Nielsen has released highlights for its 360 Music Report of 2015. The company reviewed several elements of how the U.S. listens to music and how much money it puts into different parts of the industry. The data showed that 74% of Americans listen to music online in an average week, while 44% are listening to tunes on a smartphone in a week, both further reinforcing growth trends we’ve been seeing in both online and mobile audiences.
One of the highlights of Nielsen reports are the breakdowns on music spending. For the total population, online music streaming services accounts for 7% of annual music spend, and 11% goes to digital tracks or albums. Physical formats account for 13% of total average spending. For millennials, online music streaming generated 9% of spend, while for both for teens and Hispanics, the rate was 8%. Of course, those percentages don’t account for any free paths to music.
The next section puts the numbers for streaming platform spend into context. Cost was the top reason for listeners in selecting a streaming service, and it was part of the top two reasons for people to not subscribe: 46% said streaming was too expensive and 42% said they could stream free of charge. In fact, 78% of respondents said they are only somewhat likely or are very unlikely to pay for a streaming subscription in the next six months.

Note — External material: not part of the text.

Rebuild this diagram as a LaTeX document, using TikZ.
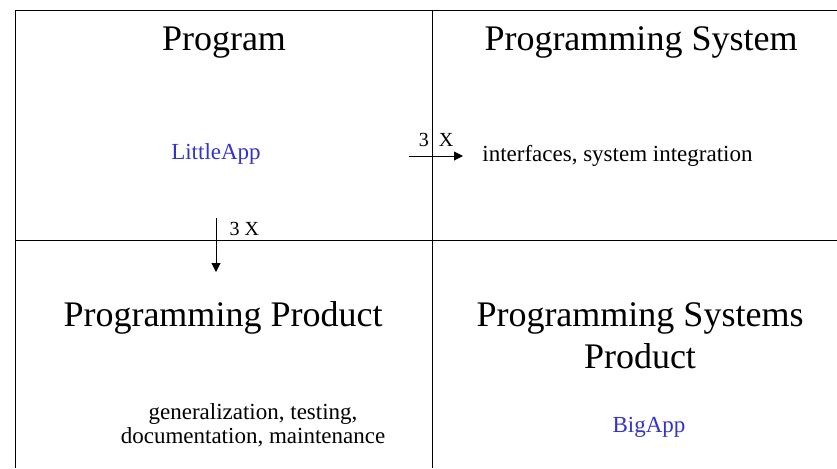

These results make for an interesting comparison with another top source of data about music listening habits: the Infinite Dial study from Edison Research and Triton Digital. The 2015 report pointed to lean-back services as the top preference for listeners. Pandora had a huge audience advantage, with 45% of respondents currently ever using it. iHeartRadio had 17% and iTunes Radio had 16%. Spotify was the top on-demand platform with 13%.
Considering all of those platforms are free or have free listening tiers, it’s less of a surprise that Nielsen found such a small slice of the pie going to paid subscriptions. For instance, Pandora announced that it exceeded 81 million monthly active users in its fourth-quarter earnings call, but less than $48 million of its $268 million in revenue came from paid subscribers. It’s a similar story at Spotify, which has inched up to 75 million listeners but only 20 million of them pay for access. Then there’s YouTube, which has been a popular music source but is facing all types of complications to its business as it hesitates on releasing a paid music platform.
Music discovery is another central topic in the Nielsen studies, and this year’s report found that AM/FM and satellite radio was the top discovery engine, with 61% saying they found new music on the airwaves. The format actually grew its audience for this metric; last year it had a 57% rate for discovery. Word of mouth was a source for 45% of the general population, but held 65% among teenagers. Audio and streaming was a discovery source for just 27% of the respondents. In contrast, Edison’s data showed strong performance for both radio and online sources in helping listeners explore new tunes. Among those who said it was very or somewhat important to keep up with new music, word of mouth just edged out AM/FM radio as the top source, with 70% and 69% response, respectively. However, another slide asked respondents which medium they used first to learn about new music. In that result, radio had just 32%, while the Internet secured 44%.